After that 36 hours, however, it looks like your options are implant it somewhere, or keep it frozen indefinitely.
As if the multiple attempts to ban abortion all together weren't enough, the state will also take a swing at closing down the sole clinic by introducing the same TRAP law that has now put Jackson Women's Health Organization in jeopardy. A combination of admitting privileges to a local hospital and a requirement that the doctor performing the abortion be a board certified OB-Gyn is likely expected to have the same effect for Red River as it is currently having down south. Even more daunting for the North Dakota clinic, however, is the fact that for many women in the state, if that clinic closes their next nearest option is the Planned Parenthood Clinic in South Dakota, which may have a 72-hour waiting period and potentially a mandatory crisis pregnancy center counseling session in effect as well.
Even without actually closing down the clinic or giving fertilized eggs legal rights, the legislature still has a backup plan to eliminate almost all abortions--a heartbeat ban. If all other bills fail, the state may still just eliminate abortions as soon as a heartbeat can be detected, sometimes less than 28 days post conception. Not a coincidence is this language, which makes it a crime to perform an abortion without first checking for a heartbeat.
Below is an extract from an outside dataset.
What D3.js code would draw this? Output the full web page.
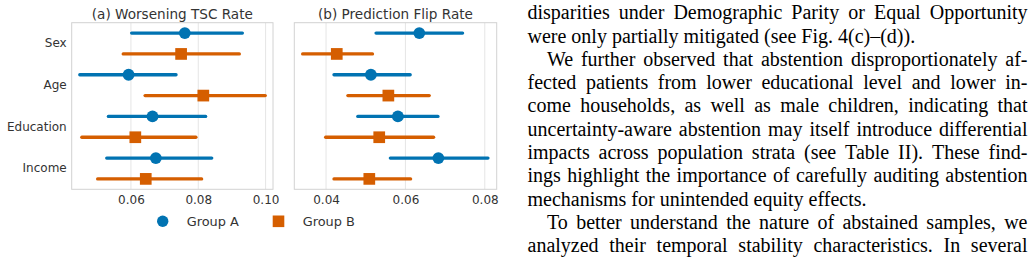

Except when a medical emergency exists that prevents compliance with this subsection, an individual may not perform an abortion on a pregnant woman before determining, in accordance with standard medical practice, if the unborn child the pregnant woman is carrying has a detectable heartbeat. Any individual who performs an abortion on a pregnant woman based on the exception in this subsection shall note in the pregnant woman's medical records that a medical emergency necessitating the abortion existed.
Red River Clinic states that they have no equipment to listen for a heartbeat at this time.
"Anti-choice politicians in North Dakota have undertaken an all-out assault on women's constitutionally protected rights, introducing not one, but fivebills that would end safe and legal abortion in the state," Nancy Northup, President and CEO of the Center for Reproductive Rights said via email statement. The CRR is representing Red River Clinic in a lawsuit over a 2011 medication abortion restriction bill.
"Whether through tactics that outright ban abortion or backdoor efforts to block women's access to reproductive health care providers, the end result is the same: women will be gravely harmed," continued Northup. "We strongly urge the members of these legislative committees to support women's access to basic health care and reject these extreme measures that are both unconstitutional and dangerous for North Dakota women."
All of the bills were heatedly debated in testemony at the state capital, where opponents of abortion called it murder, and said that TRAP laws that could close the only clinic were "safety" issues that no one could oppose "except those with a vested financial interest," according to the Bismark Tribune.
Also testifying, a woman who noted that with the new limits of "personhood" that would be put in place on invitro fertilization, her own existence never would have occurred. "I strongly believe my parents and the doctors are not abortionists, but rather miracle workers who brought life when there was none," said Alexis Grabinger, High School senior and daughter of state Senator James Grabiner.